Will you output all of the data below exactly, omitting the images?

Some records:
━━━━
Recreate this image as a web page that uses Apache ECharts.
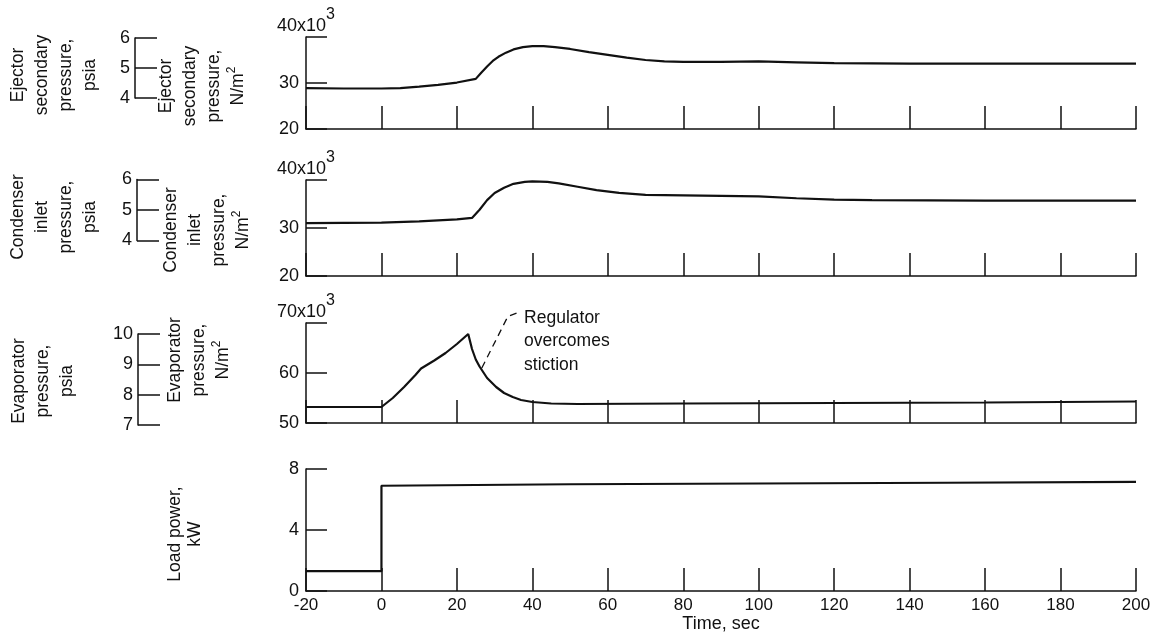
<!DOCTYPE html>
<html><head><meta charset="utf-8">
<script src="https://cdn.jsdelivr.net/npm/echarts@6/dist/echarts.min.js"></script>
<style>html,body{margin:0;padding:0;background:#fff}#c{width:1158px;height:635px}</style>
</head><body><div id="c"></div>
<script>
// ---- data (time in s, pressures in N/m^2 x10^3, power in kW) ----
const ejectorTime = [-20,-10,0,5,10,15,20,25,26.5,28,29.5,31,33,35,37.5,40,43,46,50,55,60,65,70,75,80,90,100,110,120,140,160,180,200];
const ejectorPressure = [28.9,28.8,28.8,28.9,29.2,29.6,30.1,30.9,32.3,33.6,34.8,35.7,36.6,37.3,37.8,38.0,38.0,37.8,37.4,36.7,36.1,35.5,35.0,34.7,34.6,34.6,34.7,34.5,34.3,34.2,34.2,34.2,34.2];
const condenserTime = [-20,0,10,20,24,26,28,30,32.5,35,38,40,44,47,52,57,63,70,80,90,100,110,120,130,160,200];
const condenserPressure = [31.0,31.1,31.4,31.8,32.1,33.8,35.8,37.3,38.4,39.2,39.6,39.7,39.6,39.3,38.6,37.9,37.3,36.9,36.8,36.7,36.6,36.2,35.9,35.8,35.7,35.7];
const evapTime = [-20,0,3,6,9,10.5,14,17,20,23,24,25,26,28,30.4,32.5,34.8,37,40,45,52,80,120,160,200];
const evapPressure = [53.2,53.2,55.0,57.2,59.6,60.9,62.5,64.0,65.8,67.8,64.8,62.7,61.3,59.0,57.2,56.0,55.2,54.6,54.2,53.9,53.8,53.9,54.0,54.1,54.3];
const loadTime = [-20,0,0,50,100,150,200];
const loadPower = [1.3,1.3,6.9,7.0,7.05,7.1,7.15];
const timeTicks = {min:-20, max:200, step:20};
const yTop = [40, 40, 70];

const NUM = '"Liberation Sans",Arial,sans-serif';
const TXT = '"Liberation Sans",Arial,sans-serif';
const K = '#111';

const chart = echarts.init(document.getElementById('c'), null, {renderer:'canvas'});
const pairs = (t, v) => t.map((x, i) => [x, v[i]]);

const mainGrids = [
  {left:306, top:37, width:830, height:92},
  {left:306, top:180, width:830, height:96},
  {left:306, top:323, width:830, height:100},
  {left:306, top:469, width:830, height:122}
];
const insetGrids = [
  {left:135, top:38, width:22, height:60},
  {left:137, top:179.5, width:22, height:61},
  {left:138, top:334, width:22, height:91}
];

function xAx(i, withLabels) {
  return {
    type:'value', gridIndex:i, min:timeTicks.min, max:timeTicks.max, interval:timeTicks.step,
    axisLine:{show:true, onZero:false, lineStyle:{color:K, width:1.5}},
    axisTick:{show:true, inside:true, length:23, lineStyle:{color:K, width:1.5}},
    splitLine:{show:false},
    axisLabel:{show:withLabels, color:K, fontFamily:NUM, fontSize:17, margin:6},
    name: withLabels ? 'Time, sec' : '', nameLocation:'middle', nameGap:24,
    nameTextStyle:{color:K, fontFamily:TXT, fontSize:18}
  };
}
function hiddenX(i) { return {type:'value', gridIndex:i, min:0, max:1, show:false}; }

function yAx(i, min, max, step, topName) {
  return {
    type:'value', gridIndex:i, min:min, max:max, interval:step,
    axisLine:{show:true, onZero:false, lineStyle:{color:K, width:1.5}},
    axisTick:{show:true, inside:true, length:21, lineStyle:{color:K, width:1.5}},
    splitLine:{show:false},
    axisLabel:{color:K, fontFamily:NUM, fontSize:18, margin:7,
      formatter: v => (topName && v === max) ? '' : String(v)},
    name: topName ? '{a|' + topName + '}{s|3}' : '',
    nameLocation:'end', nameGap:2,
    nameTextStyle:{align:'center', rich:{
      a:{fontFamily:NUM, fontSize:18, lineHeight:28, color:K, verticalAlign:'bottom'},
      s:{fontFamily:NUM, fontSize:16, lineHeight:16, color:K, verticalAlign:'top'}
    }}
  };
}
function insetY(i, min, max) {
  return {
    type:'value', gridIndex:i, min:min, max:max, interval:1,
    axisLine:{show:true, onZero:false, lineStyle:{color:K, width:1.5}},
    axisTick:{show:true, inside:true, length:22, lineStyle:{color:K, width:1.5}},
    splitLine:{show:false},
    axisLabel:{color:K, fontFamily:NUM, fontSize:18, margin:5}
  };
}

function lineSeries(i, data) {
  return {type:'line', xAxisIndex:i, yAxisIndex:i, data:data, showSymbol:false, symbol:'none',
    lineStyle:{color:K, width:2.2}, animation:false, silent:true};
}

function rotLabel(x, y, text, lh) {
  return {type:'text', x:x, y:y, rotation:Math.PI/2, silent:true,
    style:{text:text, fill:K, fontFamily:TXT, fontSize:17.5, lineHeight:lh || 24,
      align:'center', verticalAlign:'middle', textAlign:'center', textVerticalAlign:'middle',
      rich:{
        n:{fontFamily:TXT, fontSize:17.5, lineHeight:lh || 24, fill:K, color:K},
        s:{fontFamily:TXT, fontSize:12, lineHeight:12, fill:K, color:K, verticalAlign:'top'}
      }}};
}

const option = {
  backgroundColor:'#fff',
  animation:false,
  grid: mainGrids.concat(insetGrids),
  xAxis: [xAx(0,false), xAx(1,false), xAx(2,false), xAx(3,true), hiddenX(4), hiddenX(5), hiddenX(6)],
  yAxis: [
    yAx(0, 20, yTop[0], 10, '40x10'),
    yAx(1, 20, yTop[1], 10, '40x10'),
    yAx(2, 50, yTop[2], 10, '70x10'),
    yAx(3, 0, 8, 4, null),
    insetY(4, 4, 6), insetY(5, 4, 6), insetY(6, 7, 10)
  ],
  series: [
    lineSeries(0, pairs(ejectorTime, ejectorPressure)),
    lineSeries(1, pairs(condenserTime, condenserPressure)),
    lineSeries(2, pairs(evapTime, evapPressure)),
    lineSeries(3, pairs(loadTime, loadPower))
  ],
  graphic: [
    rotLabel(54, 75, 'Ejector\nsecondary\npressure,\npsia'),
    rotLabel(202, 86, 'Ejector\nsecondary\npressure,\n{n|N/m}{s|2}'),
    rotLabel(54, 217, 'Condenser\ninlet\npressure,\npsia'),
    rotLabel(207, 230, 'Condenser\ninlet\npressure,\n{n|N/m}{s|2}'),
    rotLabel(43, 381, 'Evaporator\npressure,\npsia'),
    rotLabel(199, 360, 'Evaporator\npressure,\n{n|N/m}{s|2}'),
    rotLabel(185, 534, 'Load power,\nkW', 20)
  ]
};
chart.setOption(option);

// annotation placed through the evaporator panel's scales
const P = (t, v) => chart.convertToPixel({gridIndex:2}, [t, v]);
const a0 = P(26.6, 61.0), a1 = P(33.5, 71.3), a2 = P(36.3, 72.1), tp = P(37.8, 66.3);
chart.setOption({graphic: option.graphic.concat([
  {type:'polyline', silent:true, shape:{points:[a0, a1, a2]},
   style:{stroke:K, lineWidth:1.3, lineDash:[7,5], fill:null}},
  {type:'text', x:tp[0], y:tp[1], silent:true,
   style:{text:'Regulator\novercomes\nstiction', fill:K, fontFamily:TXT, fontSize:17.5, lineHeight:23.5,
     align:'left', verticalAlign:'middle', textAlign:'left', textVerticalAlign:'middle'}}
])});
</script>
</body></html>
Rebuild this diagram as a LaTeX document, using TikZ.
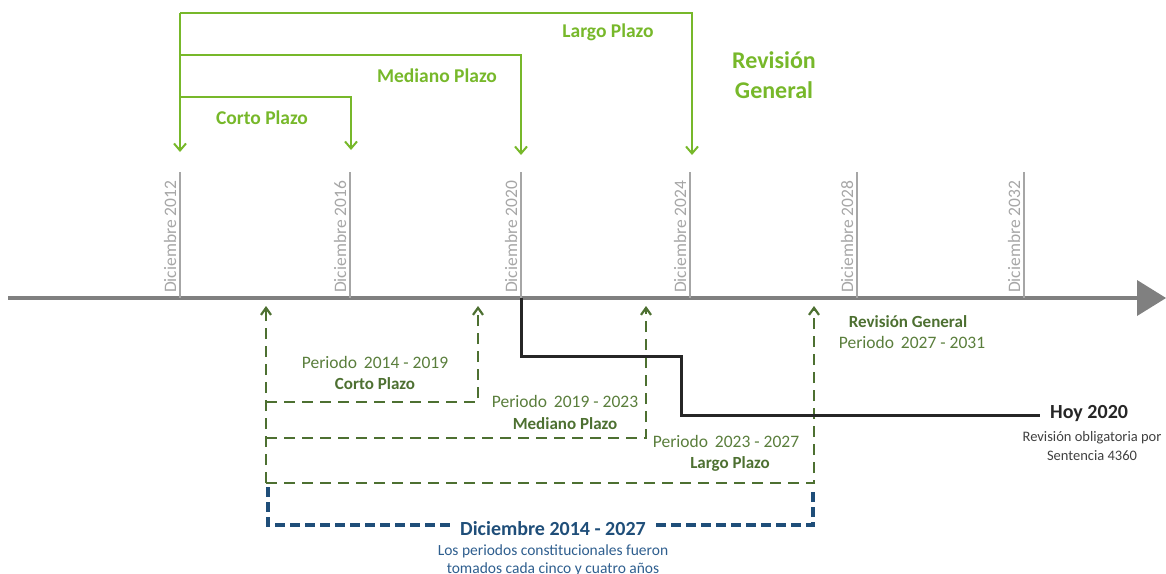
━━━━
RIGHT ANSWER:
Recreate this image as a web page that uses Apache ECharts.
<!DOCTYPE html>
<html><head><meta charset="utf-8">
<script src="https://cdn.jsdelivr.net/npm/echarts@6/dist/echarts.min.js"></script>
<style>html,body{margin:0;padding:0;background:#fff}#c{width:1158px;height:635px}</style>
</head><body><div id="c"></div>
<script>
// ---- data (time in s, pressures in N/m^2 x10^3, power in kW) ----
const ejectorTime = [-20,-10,0,5,10,15,20,25,26.5,28,29.5,31,33,35,37.5,40,43,46,50,55,60,65,70,75,80,90,100,110,120,140,160,180,200];
const ejectorPressure = [28.9,28.8,28.8,28.9,29.2,29.6,30.1,30.9,32.3,33.6,34.8,35.7,36.6,37.3,37.8,38.0,38.0,37.8,37.4,36.7,36.1,35.5,35.0,34.7,34.6,34.6,34.7,34.5,34.3,34.2,34.2,34.2,34.2];
const condenserTime = [-20,0,10,20,24,26,28,30,32.5,35,38,40,44,47,52,57,63,70,80,90,100,110,120,130,160,200];
const condenserPressure = [31.0,31.1,31.4,31.8,32.1,33.8,35.8,37.3,38.4,39.2,39.6,39.7,39.6,39.3,38.6,37.9,37.3,36.9,36.8,36.7,36.6,36.2,35.9,35.8,35.7,35.7];
const evapTime = [-20,0,3,6,9,10.5,14,17,20,23,24,25,26,28,30.4,32.5,34.8,37,40,45,52,80,120,160,200];
const evapPressure = [53.2,53.2,55.0,57.2,59.6,60.9,62.5,64.0,65.8,67.8,64.8,62.7,61.3,59.0,57.2,56.0,55.2,54.6,54.2,53.9,53.8,53.9,54.0,54.1,54.3];
const loadTime = [-20,0,0,50,100,150,200];
const loadPower = [1.3,1.3,6.9,7.0,7.05,7.1,7.15];
const timeTicks = {min:-20, max:200, step:20};
const yTop = [40, 40, 70];

const NUM = '"Liberation Sans",Arial,sans-serif';
const TXT = '"Liberation Sans",Arial,sans-serif';
const K = '#111';

const chart = echarts.init(document.getElementById('c'), null, {renderer:'canvas'});
const pairs = (t, v) => t.map((x, i) => [x, v[i]]);

const mainGrids = [
  {left:306, top:37, width:830, height:92},
  {left:306, top:180, width:830, height:96},
  {left:306, top:323, width:830, height:100},
  {left:306, top:469, width:830, height:122}
];
const insetGrids = [
  {left:135, top:38, width:22, height:60},
  {left:137, top:179.5, width:22, height:61},
  {left:138, top:334, width:22, height:91}
];

function xAx(i, withLabels) {
  return {
    type:'value', gridIndex:i, min:timeTicks.min, max:timeTicks.max, interval:timeTicks.step,
    axisLine:{show:true, onZero:false, lineStyle:{color:K, width:1.5}},
    axisTick:{show:true, inside:true, length:23, lineStyle:{color:K, width:1.5}},
    splitLine:{show:false},
    axisLabel:{show:withLabels, color:K, fontFamily:NUM, fontSize:17, margin:6},
    name: withLabels ? 'Time, sec' : '', nameLocation:'middle', nameGap:24,
    nameTextStyle:{color:K, fontFamily:TXT, fontSize:18}
  };
}
function hiddenX(i) { return {type:'value', gridIndex:i, min:0, max:1, show:false}; }

function yAx(i, min, max, step, topName) {
  return {
    type:'value', gridIndex:i, min:min, max:max, interval:step,
    axisLine:{show:true, onZero:false, lineStyle:{color:K, width:1.5}},
    axisTick:{show:true, inside:true, length:21, lineStyle:{color:K, width:1.5}},
    splitLine:{show:false},
    axisLabel:{color:K, fontFamily:NUM, fontSize:18, margin:7,
      formatter: v => (topName && v === max) ? '' : String(v)},
    name: topName ? '{a|' + topName + '}{s|3}' : '',
    nameLocation:'end', nameGap:2,
    nameTextStyle:{align:'center', rich:{
      a:{fontFamily:NUM, fontSize:18, lineHeight:28, color:K, verticalAlign:'bottom'},
      s:{fontFamily:NUM, fontSize:16, lineHeight:16, color:K, verticalAlign:'top'}
    }}
  };
}
function insetY(i, min, max) {
  return {
    type:'value', gridIndex:i, min:min, max:max, interval:1,
    axisLine:{show:true, onZero:false, lineStyle:{color:K, width:1.5}},
    axisTick:{show:true, inside:true, length:22, lineStyle:{color:K, width:1.5}},
    splitLine:{show:false},
    axisLabel:{color:K, fontFamily:NUM, fontSize:18, margin:5}
  };
}

function lineSeries(i, data) {
  return {type:'line', xAxisIndex:i, yAxisIndex:i, data:data, showSymbol:false, symbol:'none',
    lineStyle:{color:K, width:2.2}, animation:false, silent:true};
}

function rotLabel(x, y, text, lh) {
  return {type:'text', x:x, y:y, rotation:Math.PI/2, silent:true,
    style:{text:text, fill:K, fontFamily:TXT, fontSize:17.5, lineHeight:lh || 24,
      align:'center', verticalAlign:'middle', textAlign:'center', textVerticalAlign:'middle',
      rich:{
        n:{fontFamily:TXT, fontSize:17.5, lineHeight:lh || 24, fill:K, color:K},
        s:{fontFamily:TXT, fontSize:12, lineHeight:12, fill:K, color:K, verticalAlign:'top'}
      }}};
}

const option = {
  backgroundColor:'#fff',
  animation:false,
  grid: mainGrids.concat(insetGrids),
  xAxis: [xAx(0,false), xAx(1,false), xAx(2,false), xAx(3,true), hiddenX(4), hiddenX(5), hiddenX(6)],
  yAxis: [
    yAx(0, 20, yTop[0], 10, '40x10'),
    yAx(1, 20, yTop[1], 10, '40x10'),
    yAx(2, 50, yTop[2], 10, '70x10'),
    yAx(3, 0, 8, 4, null),
    insetY(4, 4, 6), insetY(5, 4, 6), insetY(6, 7, 10)
  ],
  series: [
    lineSeries(0, pairs(ejectorTime, ejectorPressure)),
    lineSeries(1, pairs(condenserTime, condenserPressure)),
    lineSeries(2, pairs(evapTime, evapPressure)),
    lineSeries(3, pairs(loadTime, loadPower))
  ],
  graphic: [
    rotLabel(54, 75, 'Ejector\nsecondary\npressure,\npsia'),
    rotLabel(202, 86, 'Ejector\nsecondary\npressure,\n{n|N/m}{s|2}'),
    rotLabel(54, 217, 'Condenser\ninlet\npressure,\npsia'),
    rotLabel(207, 230, 'Condenser\ninlet\npressure,\n{n|N/m}{s|2}'),
    rotLabel(43, 381, 'Evaporator\npressure,\npsia'),
    rotLabel(199, 360, 'Evaporator\npressure,\n{n|N/m}{s|2}'),
    rotLabel(185, 534, 'Load power,\nkW', 20)
  ]
};
chart.setOption(option);

// annotation placed through the evaporator panel's scales
const P = (t, v) => chart.convertToPixel({gridIndex:2}, [t, v]);
const a0 = P(26.6, 61.0), a1 = P(33.5, 71.3), a2 = P(36.3, 72.1), tp = P(37.8, 66.3);
chart.setOption({graphic: option.graphic.concat([
  {type:'polyline', silent:true, shape:{points:[a0, a1, a2]},
   style:{stroke:K, lineWidth:1.3, lineDash:[7,5], fill:null}},
  {type:'text', x:tp[0], y:tp[1], silent:true,
   style:{text:'Regulator\novercomes\nstiction', fill:K, fontFamily:TXT, fontSize:17.5, lineHeight:23.5,
     align:'left', verticalAlign:'middle', textAlign:'left', textVerticalAlign:'middle'}}
])});
</script>
</body></html>
Rebuild this diagram as a LaTeX document, using TikZ.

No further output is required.